The couple moved to Carroll County five years ago from northern California and own an 8-and-a-half acre plot at the foot of a tree-covered hill.
The Burgers had left Harrison at 2 p.m. and had seen smoke as far away as Carrolton. The closer the couple got to their home, the larger the smoke cloud grew.
"It was very disheartening," Tina Burger said. "My initial reaction was panic when I saw the smoke. When we realized it had been on the hill (by our house), I started getting the important things together into a backpack."
Burger said that National Forest Service rangers asked them to be ready in case evacuation was necessary.

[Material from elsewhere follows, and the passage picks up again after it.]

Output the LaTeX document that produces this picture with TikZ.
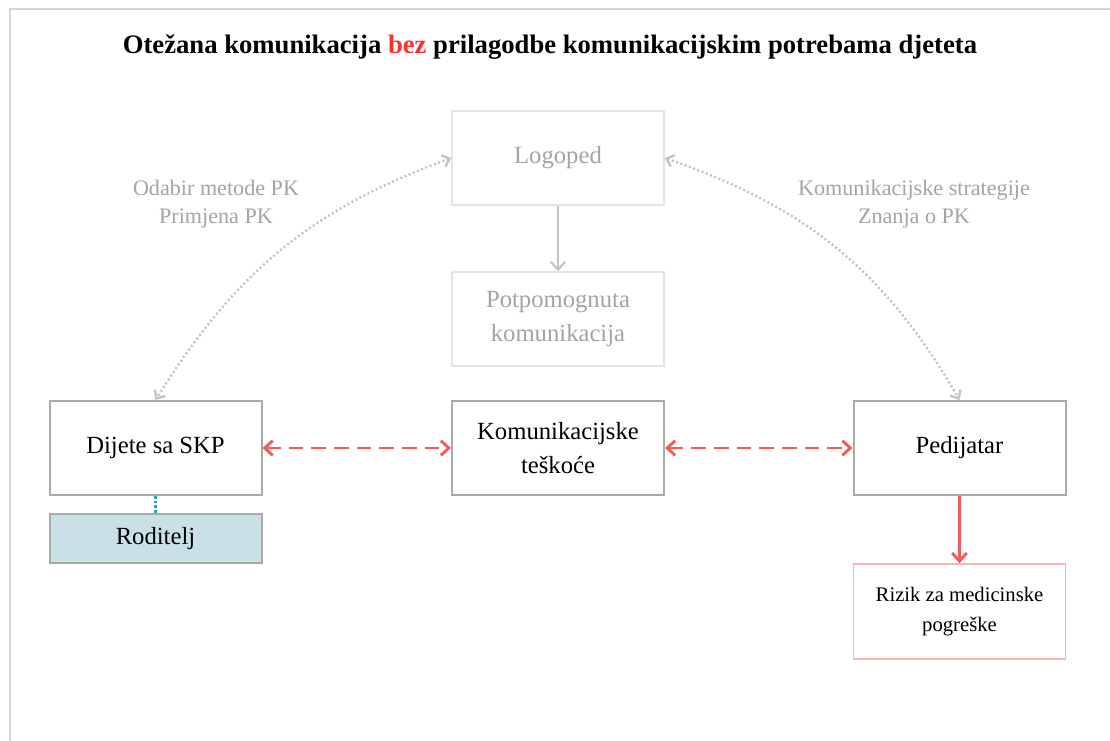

"We were running around making arrangements," she said. "I called my mother and told her to pray."
The Burgers, who remodeled their home two years ago, watched as a helicopter tanker poured water on the hillside treeline above their home and Alpena firefighters racked the wooded areas for patches of fire.
"They told us the fire wasn't encroaching, but when we walked to our fence line, I was amazed how much of an area on our side was burned," Tina Burger said. "There were still hot spots burning."
For two hours, she carried 5-gallon buckets of water around the property, putting out the hot spots. Her husband drove a tractor and graded the edge of the property to stop a potential flare-up.
"I was mainly putting out embers and flames, but the further I got on our property the more burnt it was," she said.
She felt safer when the forest rangers cut a path through the fence on the Burgers property to bulldoze the wide fireline path.
"We realized the danger was over," Burger recalled, clearly relieved.
"It's heartbreaking. We were given the impression that we didn't get that much burned, but it was a disaster."